Siang hari matahari sangat terik. Ibu sedang istirahat merebahkan badan. Ia berada di teras rumah, sembari berjualan aneka gorengan, es sinom dan es kelapa muda. Memang begitulah salah satu bentuk usaha ibu, untuk terus memutar perekonomian keluarga. Tanpa sadar, lelah membuatnya lelap.

Tidak begitu lama, ibu terbangun. Menurutnya, ia mendengar suara mu. Meminta ibu untuk segera membelikan sepatu untuk ku. Mengasihaniku sebab tidak memiliki sepatu. Mengkhawatirkan ku di ejek teman-teman, sebab menggunakan sepatu yang tak layak pakai. Sejenak mendengar cerita ibu, membuatku tak bersuara. Aku heran, sampai tiada pun kenapa masih saja kau mengkhawatirkanku. Sedangkan aku, sebait fatihah atau do'a pun masih sering terlupa untuk ditujukan kepadamu. 

Selanjutnya ibu ingin mengirimkan tambahan uang, agar aku bisa membeli sepatu. Tapi aku menolaknya, dan berkata sudah memiliki simpanan untuk itu, lalu menenangkan ibu agar tidak terlalu khawatir memikirkanku. Padahal sejatinya juga tidak baik-baik saja, bahkan untuk mendaftar wisuda aku harus meminjam uang kepada Yayan temanku. Sialnya sampai saat ini juga belum bisa terlunasi.

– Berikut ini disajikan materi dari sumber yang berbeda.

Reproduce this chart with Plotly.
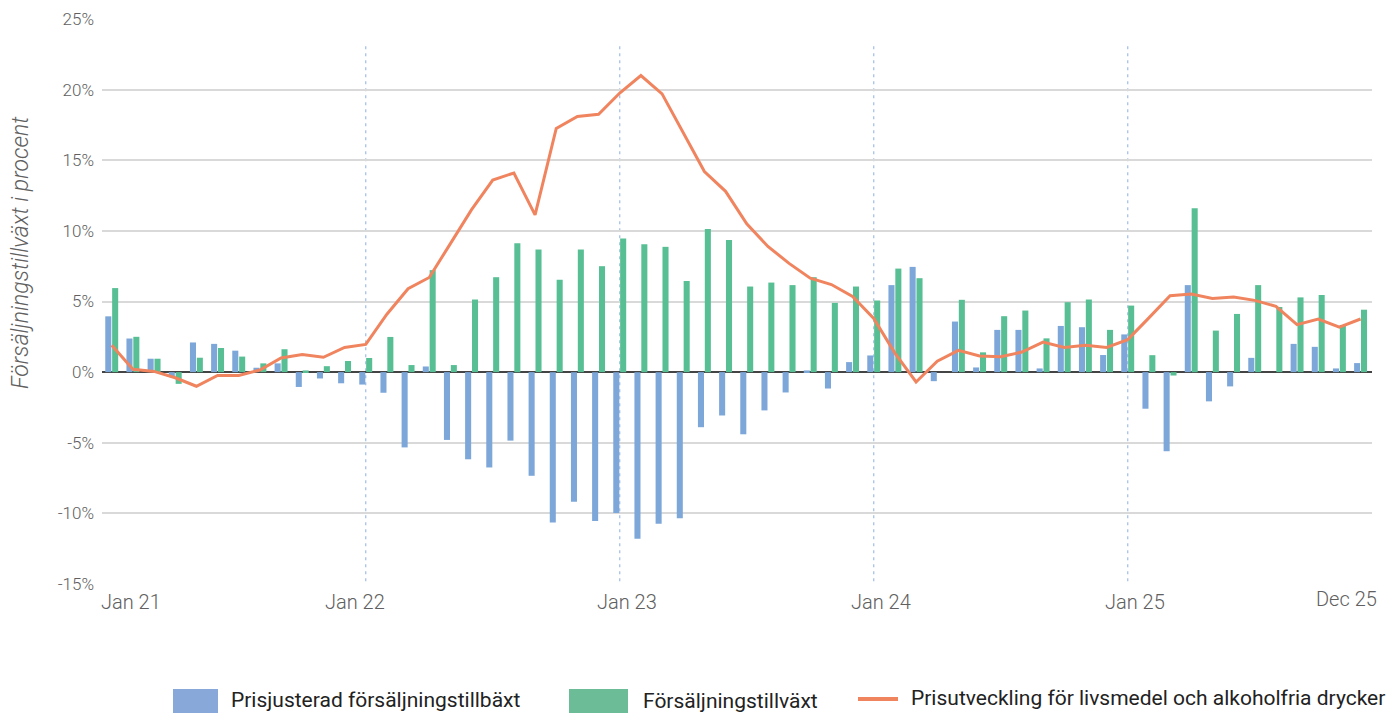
import plotly.graph_objects as go

months = [f"{m} {y}" for y in ["21", "22", "23", "24", "25"]
          for m in ["Jan", "Feb", "Mar", "Apr", "May", "Jun", "Jul", "Aug", "Sep", "Oct", "Nov", "Dec"]]

prisjusterad = [3.95, 2.38, 0.95, -0.30, 2.10, 2.00, 1.52, 0.31, 0.62, -1.05, -0.45, -0.79,
                -0.88, -1.46, -5.33, 0.40, -4.80, -6.17, -6.75, -4.85, -7.34, -10.64, -9.18, -10.54,
                -9.98, -11.80, -10.73, -10.35, -3.90, -3.07, -4.40, -2.71, -1.44, 0.12, -1.16, 0.71,
                1.18, 6.16, 7.45, -0.64, 3.58, 0.33, 2.99, 2.99, 0.26, 3.27, 3.18, 1.21,
                2.67, -2.59, -5.60, 6.16, -2.07, -1.01, 1.01, 0.00, 2.00, 1.79, 0.26, 0.64]

forsaljning = [5.95, 2.50, 0.95, -0.83, 1.02, 1.71, 1.10, 0.62, 1.62, 0.12, 0.42, 0.79,
               1.00, 2.49, 0.50, 7.22, 0.50, 5.14, 6.72, 9.12, 8.68, 6.54, 8.68, 7.50,
               9.46, 9.06, 8.87, 6.45, 10.13, 9.36, 6.06, 6.34, 6.16, 6.72, 4.90, 6.06,
               5.07, 7.33, 6.65, 0.00, 5.12, 1.40, 3.96, 4.36, 2.39, 4.95, 5.14, 2.99,
               4.71, 1.20, -0.24, 11.60, 2.94, 4.12, 6.16, 4.61, 5.29, 5.46, 3.34, 4.42]

prisutveckling = [1.90, 0.20, 0.05, -0.40, -1.00, -0.24, -0.24, 0.15, 1.00, 1.25, 1.05, 1.75,
                  1.96, 4.10, 5.90, 6.70, 9.10, 11.50, 13.60, 14.10, 11.13, 17.25, 18.10, 18.26,
                  19.76, 21.00, 19.70, 16.90, 14.20, 12.80, 10.50, 8.90, 7.70, 6.65, 6.20, 5.35,
                  3.80, 1.35, -0.70, 0.78, 1.54, 1.14, 1.09, 1.42, 2.13, 1.75, 1.90, 1.75,
                  2.30, 3.84, 5.41, 5.53, 5.22, 5.32, 5.08, 4.66, 3.36, 3.76, 3.18, 3.76]

x_tick_labels = ["Jan 21", "Jan 22", "Jan 23", "Jan 24", "Jan 25", "Dec 25"]
y_tick_values = [-15, -10, -5, 0, 5, 10, 15, 20, 25]
y_tick_labels = [f"{v}%" for v in y_tick_values]
legend_labels = ["Prisjusterad försäljningstillbäxt", "Försäljningstillväxt",
                 "Prisutveckling för livsmedel och alkoholfria drycker"]

BLUE = "#7DA7D9"
GREEN = "#57BF93"
ORANGE = "#F0845F"
BLUE_LEG = "#87A8D8"
GREEN_LEG = "#6DBC98"
FONT = "Roboto, 'Open Sans', sans-serif"
GREY = "#606060"

x = list(range(len(months)))

fig = go.Figure()
fig.add_trace(go.Bar(x=x, y=prisjusterad, name=legend_labels[0], marker_color=BLUE,
                     marker_line_width=0, hovertext=months))
fig.add_trace(go.Bar(x=x, y=forsaljning, name=legend_labels[1], marker_color=GREEN,
                     marker_line_width=0, hovertext=months))
fig.add_trace(go.Scatter(x=x, y=prisutveckling, name=legend_labels[2], mode="lines",
                         line=dict(color=ORANGE, width=3), hovertext=months))

# Page geometry: the page body has an 8px margin, so the figure is offset by 8px.
OFF = 8
W, H = 1394 - OFF, 714 - OFF
L, R, T, B = 102 - OFF, 1372 - OFF, 19 - OFF, 584 - OFF


def px_x(p):  # page pixel -> paper x
    return (p - OFF - L) / (R - L)


def px_y(p):  # page pixel -> paper y
    return (B - (p - OFF)) / (B - T)


shapes = []
for yr_idx in [12, 24, 36, 48]:
    shapes.append(dict(type="line", xref="x", yref="y", x0=yr_idx, x1=yr_idx, y0=-14.8, y1=23.2,
                       line=dict(color="#9FBDE8", width=1.2, dash="3px,4px"), layer="below"))

annotations = []
annotations.append(dict(text="Försäljningstillväxt i procent", xref="paper", yref="paper",
                        x=px_x(21), y=px_y(252), textangle=-90, showarrow=False,
                        font=dict(family=FONT, size=23, color=GREY, style="italic", weight=300),
                        xanchor="center", yanchor="middle"))
tick_pos = [0.92, 11.5, 24.35, 36.35, 48.35, 58.34]
tick_y = [602, 602, 602, 602, 602, 599]
for pos, ty, lab in zip(tick_pos, tick_y, x_tick_labels):
    annotations.append(dict(text=lab, xref="x", yref="paper", x=pos, y=px_y(ty),
                            showarrow=False, xanchor="center", yanchor="middle",
                            font=dict(family=FONT, size=20, color=GREY, weight=300)))

shapes.append(dict(type="rect", xref="paper", yref="paper", x0=px_x(173), x1=px_x(218),
                   y0=px_y(713), y1=px_y(689), fillcolor=BLUE_LEG, line_width=0))
shapes.append(dict(type="rect", xref="paper", yref="paper", x0=px_x(569), x1=px_x(628),
                   y0=px_y(713), y1=px_y(689), fillcolor=GREEN_LEG, line_width=0))
shapes.append(dict(type="line", xref="paper", yref="paper", x0=px_x(858), x1=px_x(898),
                   y0=px_y(699), y1=px_y(699), line=dict(color=ORANGE, width=4)))
for lx, ly, lab in zip([229, 641, 909], [700, 701, 698], legend_labels):
    annotations.append(dict(text=lab, xref="paper", yref="paper", x=px_x(lx), y=px_y(ly),
                            showarrow=False, xanchor="left", yanchor="middle",
                            font=dict(family=FONT, size=21, color="#222222")))

fig.update_layout(
    width=W, height=H,
    margin=dict(l=L, r=W - R, t=T, b=H - B, autoexpand=False),
    paper_bgcolor="white", plot_bgcolor="white",
    barmode="group", bargap=0.35, bargroupgap=0.12,
    showlegend=False,
    font=dict(family=FONT, color=GREY),
    shapes=shapes, annotations=annotations,
    xaxis=dict(range=[-0.46, 59.54], showgrid=False, showticklabels=False, zeroline=False,
               showline=False, ticks=""),
    yaxis=dict(range=[-15, 25], tickvals=y_tick_values, ticktext=y_tick_labels,
               showgrid=True, gridcolor="#D9D9D9", gridwidth=1.5,
               zeroline=True, zerolinecolor="#444444", zerolinewidth=2,
               showline=False, ticks="", ticklabelstandoff=7,
               tickfont=dict(family=FONT, size=17, color=GREY, weight=300)),
)

fig.write_html("out.html")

Aku tidak terlalu memikirkan sepatu, sebab sudah ada rencana untuk meminjam kepada beberapa teman. Sepatu Pantovel, celana kain hitam, kemeja putih lengan panjang, dan juga jas yang dilengkapi dasi. Semua barang itu sudah aku list, mau meminjam kemana dan kepada siapa. Dari ujung rambut sampai kaki, hanya kaos kaki satu-satunya barang yang aku tidak pinjam. 

Tidak begitu lama apa yang tak pernah terduga pun terjadi. Budhe (kakak dari bapak ku) memberikan beberapa lembar uang pensiunan suaminya, lalu memaksaku untuk pergi mencari sepatu. Beberapa kali aku sudah menolaknya, tapi dia terus memaksaku. Hingga terbelilah sepatu pantovel pertama ku. 

Ujian Skripsiku telah berlalu. Yudisium berada di depan mata, undangan orang tua juga telah berada di genggaman ku. Banyak diantara para peserta wisuda merasa bahagia, bisa memberikan undangan untuk orang tuanya hadir dan menyaksikan anaknya di wisuda. Sedangkan aku hanya bisa tersenyum masam. Ikut merasa bahagia melihat teman-teman, sedangkan undangan orang tua milik ku masih tersimpan rapi di dalam lemari.

Acara wisuda berlangsung sangat khidmat. Nyanyian mars atau hymne universitas melepas kelulusanku, dimana sebelumnya juga menyambut kedatangan ku sebagai mahasiswa baru. Prosesi wisuda telah usai. Banyak diantara para peserta wisuda terlihat bingung menemukan orang tua mereka. Tak sedikit juga yang sudah bertemu. 

Ada banyak tangis dan tawa pada sore itu. Para orang tua memeluk bangga anak mereka, Mengelu-elukan gelar kesarjanaan mereka, Berfoto-foto ria hingga memberikan berbagai kado dan bunga kepada anaknya yang telah di wisuda. Sedangkan aku masih terdiam duduk di kursi, memperhatikan orang-orang lalu beranjak menemui ibu di tempat kami sudah berjanji untuk bertemu. 

Sialnya aku melihatmu, duduk tersenyum di barisan ujung kursi tempat orang tua hadir. Kau mengenakan kopyah hitam, dengan batik berlengan panjang, juga celana kain kesukaanmu. Sandalmu juga tak begitu bagus, sebab memang itu sandal favoritmu. Aku berdiri mematung, kau masih saja terus tersenyum. Seketika itu aku rindu kau peluk, lalu mendapatkan ucapan selamat darimu. Ingin sekali aku letakan topi wisuda di kepalamu, lalu berbisik lirih..

"Maternuwun pak, pendidikanmu memang tidak tinggi, tapi kau bisa menyekolahkan aku hingga perguruan tinggi, maternuwun."

Selamat hari ayah, bahkan aku sudah hampir lupa ada hari ayah selain hari ibu. Sudah begitu lama pak, maafkan anakmu ini jika inginmu masih belum bisa aku penuhi. Mungkin yang lain masih bisa bertegur sapa mengucapkan selamat hari ayah, apalah aku yang hanya bisa mengirimkanmu sebait fatihah. 

Alfatihah...

















P.S : Selamat membaca, tapi tolong setelah itu tak perlu sampai mengucap bela sungkawa, atau mengasihani, atau menyemangati. Aku sudah baik-baik saja, tak usah khawatir. Tulisan lain tidak aku rekom untuk dibaca, sebab masih sangat tak beraturan. Terima kasih sudah berkunjung, sehat selalu, dan jangan lupa untuk berwelas asih kepada sesama makhluk.